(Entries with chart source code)
>> START
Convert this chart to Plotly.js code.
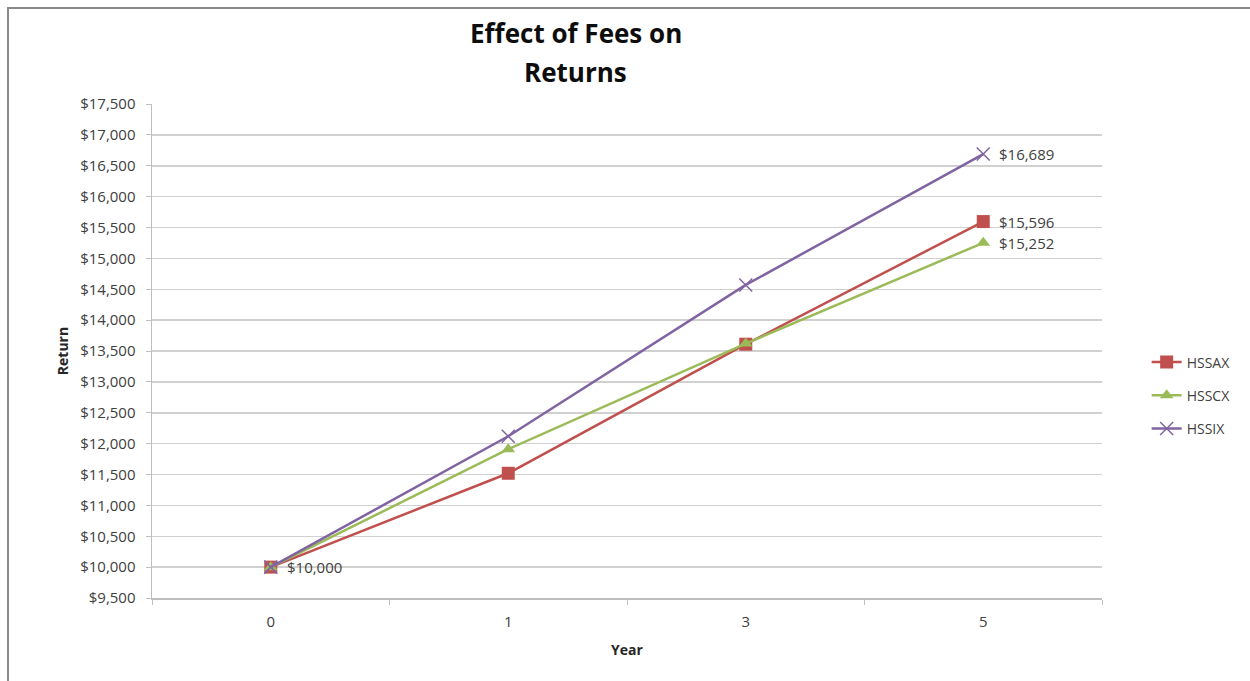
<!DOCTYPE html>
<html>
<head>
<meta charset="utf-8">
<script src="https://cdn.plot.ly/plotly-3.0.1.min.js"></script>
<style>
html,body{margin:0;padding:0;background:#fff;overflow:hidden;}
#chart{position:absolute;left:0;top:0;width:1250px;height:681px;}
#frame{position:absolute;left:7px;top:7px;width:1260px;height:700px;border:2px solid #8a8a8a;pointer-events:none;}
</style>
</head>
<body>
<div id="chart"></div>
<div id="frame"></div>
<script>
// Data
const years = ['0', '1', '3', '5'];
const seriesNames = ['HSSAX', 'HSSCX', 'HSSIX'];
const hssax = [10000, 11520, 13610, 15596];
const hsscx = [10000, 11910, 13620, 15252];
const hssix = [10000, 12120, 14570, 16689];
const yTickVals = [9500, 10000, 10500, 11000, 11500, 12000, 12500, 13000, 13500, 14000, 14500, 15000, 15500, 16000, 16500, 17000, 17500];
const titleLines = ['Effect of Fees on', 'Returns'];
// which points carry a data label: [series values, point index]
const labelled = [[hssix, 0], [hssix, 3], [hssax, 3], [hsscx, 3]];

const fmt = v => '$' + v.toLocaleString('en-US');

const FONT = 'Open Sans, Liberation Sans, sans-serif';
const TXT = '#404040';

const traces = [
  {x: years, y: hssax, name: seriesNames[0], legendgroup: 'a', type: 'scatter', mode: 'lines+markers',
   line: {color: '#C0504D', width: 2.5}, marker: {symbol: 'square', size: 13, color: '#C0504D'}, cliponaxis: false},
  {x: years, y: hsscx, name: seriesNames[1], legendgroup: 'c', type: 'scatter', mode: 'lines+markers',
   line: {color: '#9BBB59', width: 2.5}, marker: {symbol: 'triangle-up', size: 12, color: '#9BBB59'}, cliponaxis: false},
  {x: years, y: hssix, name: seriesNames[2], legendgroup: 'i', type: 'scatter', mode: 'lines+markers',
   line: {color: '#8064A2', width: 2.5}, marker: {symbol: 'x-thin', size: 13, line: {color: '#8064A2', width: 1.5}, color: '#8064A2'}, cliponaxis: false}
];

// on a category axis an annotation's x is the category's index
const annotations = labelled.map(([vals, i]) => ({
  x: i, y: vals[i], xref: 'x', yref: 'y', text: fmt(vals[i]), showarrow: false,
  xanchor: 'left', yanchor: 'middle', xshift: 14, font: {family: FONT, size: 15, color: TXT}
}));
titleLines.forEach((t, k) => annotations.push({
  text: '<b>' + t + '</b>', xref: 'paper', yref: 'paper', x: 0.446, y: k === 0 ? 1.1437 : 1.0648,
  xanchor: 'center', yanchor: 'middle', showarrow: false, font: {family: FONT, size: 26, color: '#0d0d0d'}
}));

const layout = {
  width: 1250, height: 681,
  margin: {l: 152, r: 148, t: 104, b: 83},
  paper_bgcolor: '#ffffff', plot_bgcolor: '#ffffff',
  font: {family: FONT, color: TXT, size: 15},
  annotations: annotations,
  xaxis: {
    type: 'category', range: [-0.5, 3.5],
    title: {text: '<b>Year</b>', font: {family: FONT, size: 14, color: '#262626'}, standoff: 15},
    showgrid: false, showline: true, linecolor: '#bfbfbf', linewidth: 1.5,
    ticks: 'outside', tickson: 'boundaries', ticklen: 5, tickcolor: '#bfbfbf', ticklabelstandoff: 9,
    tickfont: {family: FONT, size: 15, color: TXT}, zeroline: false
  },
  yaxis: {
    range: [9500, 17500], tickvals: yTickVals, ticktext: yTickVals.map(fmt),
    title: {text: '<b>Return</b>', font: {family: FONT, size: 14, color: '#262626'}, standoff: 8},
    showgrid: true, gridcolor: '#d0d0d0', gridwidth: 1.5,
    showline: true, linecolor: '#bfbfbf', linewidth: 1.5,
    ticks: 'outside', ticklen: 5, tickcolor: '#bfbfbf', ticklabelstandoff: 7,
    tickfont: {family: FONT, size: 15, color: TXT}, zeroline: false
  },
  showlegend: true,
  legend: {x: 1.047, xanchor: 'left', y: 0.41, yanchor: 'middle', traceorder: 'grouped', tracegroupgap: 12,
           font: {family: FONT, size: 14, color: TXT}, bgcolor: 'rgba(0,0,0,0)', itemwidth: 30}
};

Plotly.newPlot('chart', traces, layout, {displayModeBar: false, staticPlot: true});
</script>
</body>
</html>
>> END
>> START
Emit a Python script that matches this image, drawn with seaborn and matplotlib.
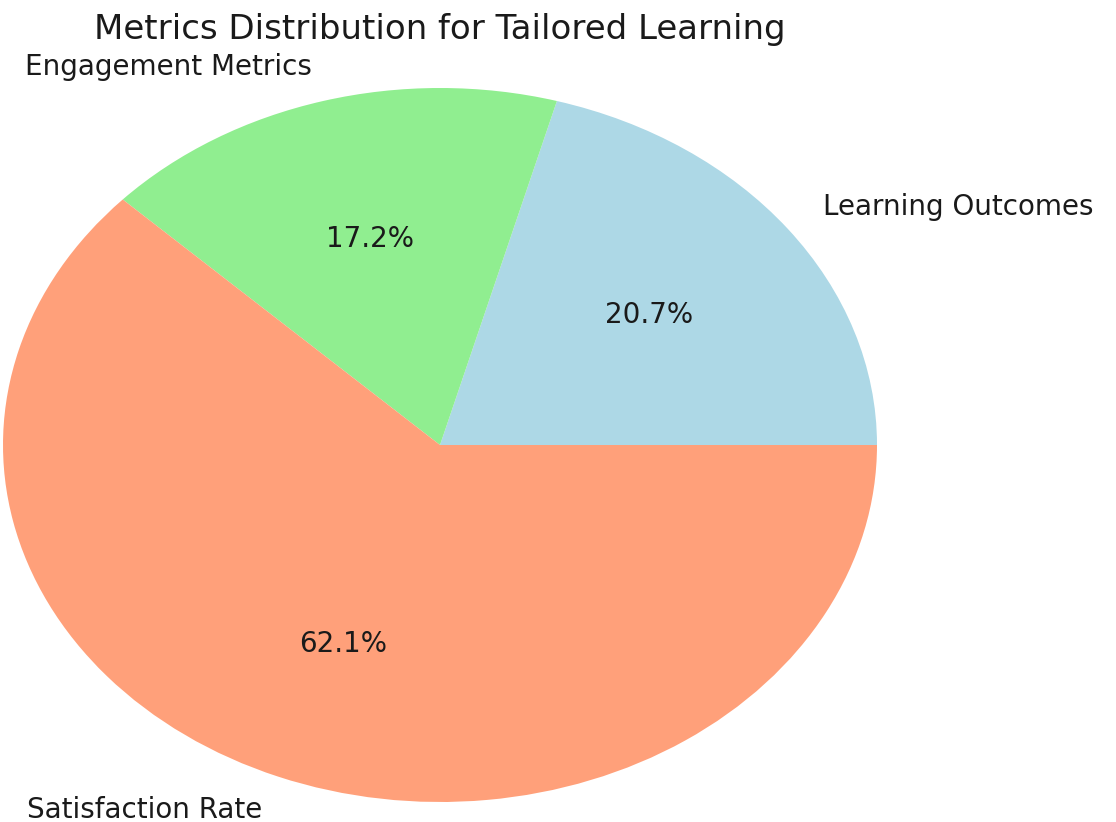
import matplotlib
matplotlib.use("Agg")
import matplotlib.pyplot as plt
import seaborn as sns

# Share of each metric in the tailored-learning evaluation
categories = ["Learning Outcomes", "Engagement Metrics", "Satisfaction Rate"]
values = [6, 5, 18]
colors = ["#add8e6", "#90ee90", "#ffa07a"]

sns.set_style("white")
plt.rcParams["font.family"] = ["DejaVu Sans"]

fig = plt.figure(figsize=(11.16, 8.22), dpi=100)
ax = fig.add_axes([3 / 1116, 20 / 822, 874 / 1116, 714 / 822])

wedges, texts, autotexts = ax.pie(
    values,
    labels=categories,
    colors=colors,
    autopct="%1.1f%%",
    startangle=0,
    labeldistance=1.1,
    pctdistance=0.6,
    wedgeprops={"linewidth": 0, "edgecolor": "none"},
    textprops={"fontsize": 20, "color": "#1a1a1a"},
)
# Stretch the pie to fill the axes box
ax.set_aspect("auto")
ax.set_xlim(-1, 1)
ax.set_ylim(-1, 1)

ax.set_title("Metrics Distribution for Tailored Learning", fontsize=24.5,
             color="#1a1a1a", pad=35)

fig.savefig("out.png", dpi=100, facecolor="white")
>> END
**JOB:**
Skip the pictures. Set down only the lines from the one containing "Emit a Python" through the one containing "import seaborn as sns", exactly as they appear, ends included.

**REPLY:**
Emit a Python script that matches this image, drawn with seaborn and matplotlib.
import matplotlib
matplotlib.use("Agg")
import matplotlib.pyplot as plt
import seaborn as sns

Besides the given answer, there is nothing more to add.